- **Your goal**
Reproduce, exactly and in full, the lines from the one with "Rebuild this diagram" through the one with "(ieo) at (325,148)" in the data below; drop pictures.
# start of Stored rows
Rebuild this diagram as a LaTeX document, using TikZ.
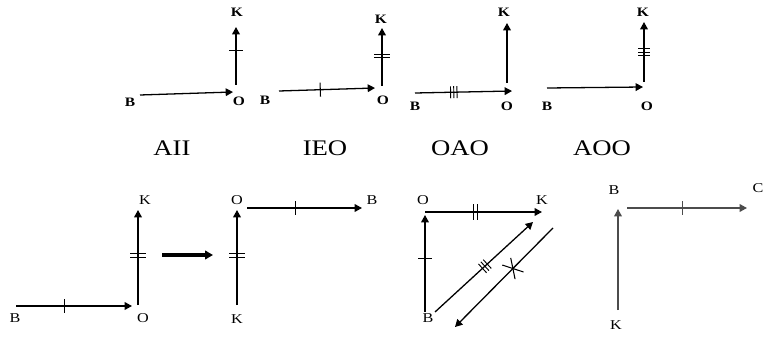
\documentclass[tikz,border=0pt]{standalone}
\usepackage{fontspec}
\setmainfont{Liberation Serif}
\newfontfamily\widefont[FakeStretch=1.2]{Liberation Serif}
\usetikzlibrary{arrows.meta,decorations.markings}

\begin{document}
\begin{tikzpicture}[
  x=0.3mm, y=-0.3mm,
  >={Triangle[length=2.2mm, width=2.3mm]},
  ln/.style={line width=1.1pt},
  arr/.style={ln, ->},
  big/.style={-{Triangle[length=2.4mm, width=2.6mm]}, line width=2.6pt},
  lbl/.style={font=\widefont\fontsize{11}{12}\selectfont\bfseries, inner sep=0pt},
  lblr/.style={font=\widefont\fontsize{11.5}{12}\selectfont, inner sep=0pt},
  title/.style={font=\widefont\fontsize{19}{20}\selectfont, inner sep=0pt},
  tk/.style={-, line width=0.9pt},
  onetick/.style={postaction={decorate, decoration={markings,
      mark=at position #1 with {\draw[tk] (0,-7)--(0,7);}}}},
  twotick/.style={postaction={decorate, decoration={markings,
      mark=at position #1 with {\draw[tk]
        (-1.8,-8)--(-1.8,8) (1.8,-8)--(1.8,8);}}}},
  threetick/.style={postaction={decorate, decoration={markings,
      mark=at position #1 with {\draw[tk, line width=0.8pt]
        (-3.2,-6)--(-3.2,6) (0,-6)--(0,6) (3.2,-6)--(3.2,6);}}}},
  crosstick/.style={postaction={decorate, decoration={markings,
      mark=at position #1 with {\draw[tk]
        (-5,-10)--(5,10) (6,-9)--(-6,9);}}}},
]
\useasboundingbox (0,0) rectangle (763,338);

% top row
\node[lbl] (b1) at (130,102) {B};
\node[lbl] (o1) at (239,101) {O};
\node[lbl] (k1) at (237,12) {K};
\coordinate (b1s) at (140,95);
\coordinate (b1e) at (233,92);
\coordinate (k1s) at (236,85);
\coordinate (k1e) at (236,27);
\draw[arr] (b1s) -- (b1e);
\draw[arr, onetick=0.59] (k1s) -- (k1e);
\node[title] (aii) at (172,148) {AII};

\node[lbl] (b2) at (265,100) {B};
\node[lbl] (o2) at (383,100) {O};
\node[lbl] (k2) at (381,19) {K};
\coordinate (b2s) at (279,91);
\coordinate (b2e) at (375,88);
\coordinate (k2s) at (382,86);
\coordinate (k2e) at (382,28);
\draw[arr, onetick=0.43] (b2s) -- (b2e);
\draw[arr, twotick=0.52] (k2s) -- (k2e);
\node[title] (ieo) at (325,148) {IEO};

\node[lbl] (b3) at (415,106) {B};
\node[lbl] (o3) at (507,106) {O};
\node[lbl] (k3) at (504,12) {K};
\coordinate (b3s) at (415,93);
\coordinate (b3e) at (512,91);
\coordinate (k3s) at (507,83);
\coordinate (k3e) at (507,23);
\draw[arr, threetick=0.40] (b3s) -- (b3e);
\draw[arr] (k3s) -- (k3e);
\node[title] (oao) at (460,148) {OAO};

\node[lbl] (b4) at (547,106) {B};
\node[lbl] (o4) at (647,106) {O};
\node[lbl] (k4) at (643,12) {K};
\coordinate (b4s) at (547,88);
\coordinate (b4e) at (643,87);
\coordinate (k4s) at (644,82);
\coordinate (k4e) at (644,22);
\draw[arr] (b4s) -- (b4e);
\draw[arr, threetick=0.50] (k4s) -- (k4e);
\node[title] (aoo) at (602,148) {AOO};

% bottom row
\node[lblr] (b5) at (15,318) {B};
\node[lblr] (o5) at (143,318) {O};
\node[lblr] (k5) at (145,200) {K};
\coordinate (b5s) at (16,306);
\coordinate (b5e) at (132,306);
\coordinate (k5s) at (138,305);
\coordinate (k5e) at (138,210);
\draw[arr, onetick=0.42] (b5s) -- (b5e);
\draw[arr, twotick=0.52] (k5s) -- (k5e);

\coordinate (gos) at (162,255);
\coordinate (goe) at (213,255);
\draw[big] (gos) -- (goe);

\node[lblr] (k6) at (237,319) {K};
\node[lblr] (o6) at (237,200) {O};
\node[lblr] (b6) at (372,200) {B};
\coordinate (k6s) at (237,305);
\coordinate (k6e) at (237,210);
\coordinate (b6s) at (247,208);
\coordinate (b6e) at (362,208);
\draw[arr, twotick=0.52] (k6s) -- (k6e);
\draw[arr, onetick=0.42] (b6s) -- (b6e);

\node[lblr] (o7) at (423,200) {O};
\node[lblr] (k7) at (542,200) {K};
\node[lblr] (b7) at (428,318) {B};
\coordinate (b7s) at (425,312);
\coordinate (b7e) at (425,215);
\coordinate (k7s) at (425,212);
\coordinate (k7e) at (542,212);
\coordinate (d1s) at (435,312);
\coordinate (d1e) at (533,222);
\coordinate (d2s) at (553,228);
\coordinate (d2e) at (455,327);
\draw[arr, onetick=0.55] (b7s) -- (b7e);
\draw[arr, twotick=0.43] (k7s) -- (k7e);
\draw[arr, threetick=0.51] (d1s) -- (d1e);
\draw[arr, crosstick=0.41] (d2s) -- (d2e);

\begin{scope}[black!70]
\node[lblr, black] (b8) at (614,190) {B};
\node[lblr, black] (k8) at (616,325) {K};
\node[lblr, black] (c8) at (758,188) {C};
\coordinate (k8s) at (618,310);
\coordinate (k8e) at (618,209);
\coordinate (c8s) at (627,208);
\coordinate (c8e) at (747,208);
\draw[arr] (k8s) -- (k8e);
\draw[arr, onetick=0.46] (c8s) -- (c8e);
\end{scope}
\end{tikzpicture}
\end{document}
# end of Stored rows
# start of Stored rows
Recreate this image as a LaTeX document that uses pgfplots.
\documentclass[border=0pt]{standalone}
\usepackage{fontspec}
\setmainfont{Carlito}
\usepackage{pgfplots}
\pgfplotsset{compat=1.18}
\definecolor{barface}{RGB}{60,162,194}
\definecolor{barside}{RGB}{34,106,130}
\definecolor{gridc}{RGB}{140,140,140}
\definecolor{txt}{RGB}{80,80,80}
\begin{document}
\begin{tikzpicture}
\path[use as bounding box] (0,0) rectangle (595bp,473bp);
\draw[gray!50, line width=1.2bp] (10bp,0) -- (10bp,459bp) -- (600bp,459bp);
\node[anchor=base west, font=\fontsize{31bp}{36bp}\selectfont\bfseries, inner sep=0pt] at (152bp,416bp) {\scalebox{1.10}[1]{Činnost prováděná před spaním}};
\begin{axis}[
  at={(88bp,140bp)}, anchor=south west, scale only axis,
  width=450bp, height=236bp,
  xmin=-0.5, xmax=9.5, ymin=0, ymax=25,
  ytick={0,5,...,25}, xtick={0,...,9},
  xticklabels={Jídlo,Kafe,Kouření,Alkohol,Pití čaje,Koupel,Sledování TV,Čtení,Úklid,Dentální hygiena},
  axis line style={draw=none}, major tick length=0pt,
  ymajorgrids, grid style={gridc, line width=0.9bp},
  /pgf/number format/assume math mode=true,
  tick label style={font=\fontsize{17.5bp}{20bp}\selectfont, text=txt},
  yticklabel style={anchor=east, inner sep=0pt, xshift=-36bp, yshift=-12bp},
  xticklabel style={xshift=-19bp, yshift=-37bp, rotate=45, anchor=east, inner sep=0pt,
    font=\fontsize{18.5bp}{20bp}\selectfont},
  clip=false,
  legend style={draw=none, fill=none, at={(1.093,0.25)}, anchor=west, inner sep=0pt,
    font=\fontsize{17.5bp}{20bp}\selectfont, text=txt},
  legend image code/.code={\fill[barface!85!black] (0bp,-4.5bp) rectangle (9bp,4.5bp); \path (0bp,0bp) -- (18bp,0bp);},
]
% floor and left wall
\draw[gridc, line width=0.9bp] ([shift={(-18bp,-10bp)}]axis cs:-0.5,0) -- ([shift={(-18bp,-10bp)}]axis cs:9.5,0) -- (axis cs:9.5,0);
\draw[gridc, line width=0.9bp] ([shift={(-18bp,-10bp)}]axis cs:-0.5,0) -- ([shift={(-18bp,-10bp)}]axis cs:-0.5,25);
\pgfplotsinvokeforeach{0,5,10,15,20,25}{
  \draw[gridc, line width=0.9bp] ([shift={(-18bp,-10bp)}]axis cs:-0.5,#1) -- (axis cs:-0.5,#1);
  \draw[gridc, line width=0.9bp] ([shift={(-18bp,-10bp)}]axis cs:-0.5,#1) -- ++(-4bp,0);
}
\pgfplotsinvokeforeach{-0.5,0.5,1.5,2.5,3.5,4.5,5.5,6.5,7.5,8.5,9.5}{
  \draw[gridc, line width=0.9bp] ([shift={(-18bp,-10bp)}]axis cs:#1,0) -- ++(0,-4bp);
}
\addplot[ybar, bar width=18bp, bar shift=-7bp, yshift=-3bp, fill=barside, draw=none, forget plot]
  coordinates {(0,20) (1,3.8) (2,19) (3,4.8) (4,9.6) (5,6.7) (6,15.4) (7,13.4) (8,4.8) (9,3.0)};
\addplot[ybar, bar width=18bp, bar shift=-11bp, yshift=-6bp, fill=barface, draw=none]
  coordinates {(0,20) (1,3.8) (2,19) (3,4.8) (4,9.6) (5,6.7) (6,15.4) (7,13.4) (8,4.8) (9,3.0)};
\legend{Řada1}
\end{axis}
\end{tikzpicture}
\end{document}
# end of Stored rows
- **The output**
Rebuild this diagram as a LaTeX document, using TikZ.
\documentclass[tikz,border=0pt]{standalone}
\usepackage{fontspec}
\setmainfont{Liberation Serif}
\newfontfamily\widefont[FakeStretch=1.2]{Liberation Serif}
\usetikzlibrary{arrows.meta,decorations.markings}

\begin{document}
\begin{tikzpicture}[
  x=0.3mm, y=-0.3mm,
  >={Triangle[length=2.2mm, width=2.3mm]},
  ln/.style={line width=1.1pt},
  arr/.style={ln, ->},
  big/.style={-{Triangle[length=2.4mm, width=2.6mm]}, line width=2.6pt},
  lbl/.style={font=\widefont\fontsize{11}{12}\selectfont\bfseries, inner sep=0pt},
  lblr/.style={font=\widefont\fontsize{11.5}{12}\selectfont, inner sep=0pt},
  title/.style={font=\widefont\fontsize{19}{20}\selectfont, inner sep=0pt},
  tk/.style={-, line width=0.9pt},
  onetick/.style={postaction={decorate, decoration={markings,
      mark=at position #1 with {\draw[tk] (0,-7)--(0,7);}}}},
  twotick/.style={postaction={decorate, decoration={markings,
      mark=at position #1 with {\draw[tk]
        (-1.8,-8)--(-1.8,8) (1.8,-8)--(1.8,8);}}}},
  threetick/.style={postaction={decorate, decoration={markings,
      mark=at position #1 with {\draw[tk, line width=0.8pt]
        (-3.2,-6)--(-3.2,6) (0,-6)--(0,6) (3.2,-6)--(3.2,6);}}}},
  crosstick/.style={postaction={decorate, decoration={markings,
      mark=at position #1 with {\draw[tk]
        (-5,-10)--(5,10) (6,-9)--(-6,9);}}}},
]
\useasboundingbox (0,0) rectangle (763,338);

% top row
\node[lbl] (b1) at (130,102) {B};
\node[lbl] (o1) at (239,101) {O};
\node[lbl] (k1) at (237,12) {K};
\coordinate (b1s) at (140,95);
\coordinate (b1e) at (233,92);
\coordinate (k1s) at (236,85);
\coordinate (k1e) at (236,27);
\draw[arr] (b1s) -- (b1e);
\draw[arr, onetick=0.59] (k1s) -- (k1e);
\node[title] (aii) at (172,148) {AII};

\node[lbl] (b2) at (265,100) {B};
\node[lbl] (o2) at (383,100) {O};
\node[lbl] (k2) at (381,19) {K};
\coordinate (b2s) at (279,91);
\coordinate (b2e) at (375,88);
\coordinate (k2s) at (382,86);
\coordinate (k2e) at (382,28);
\draw[arr, onetick=0.43] (b2s) -- (b2e);
\draw[arr, twotick=0.52] (k2s) -- (k2e);
\node[title] (ieo) at (325,148) {IEO};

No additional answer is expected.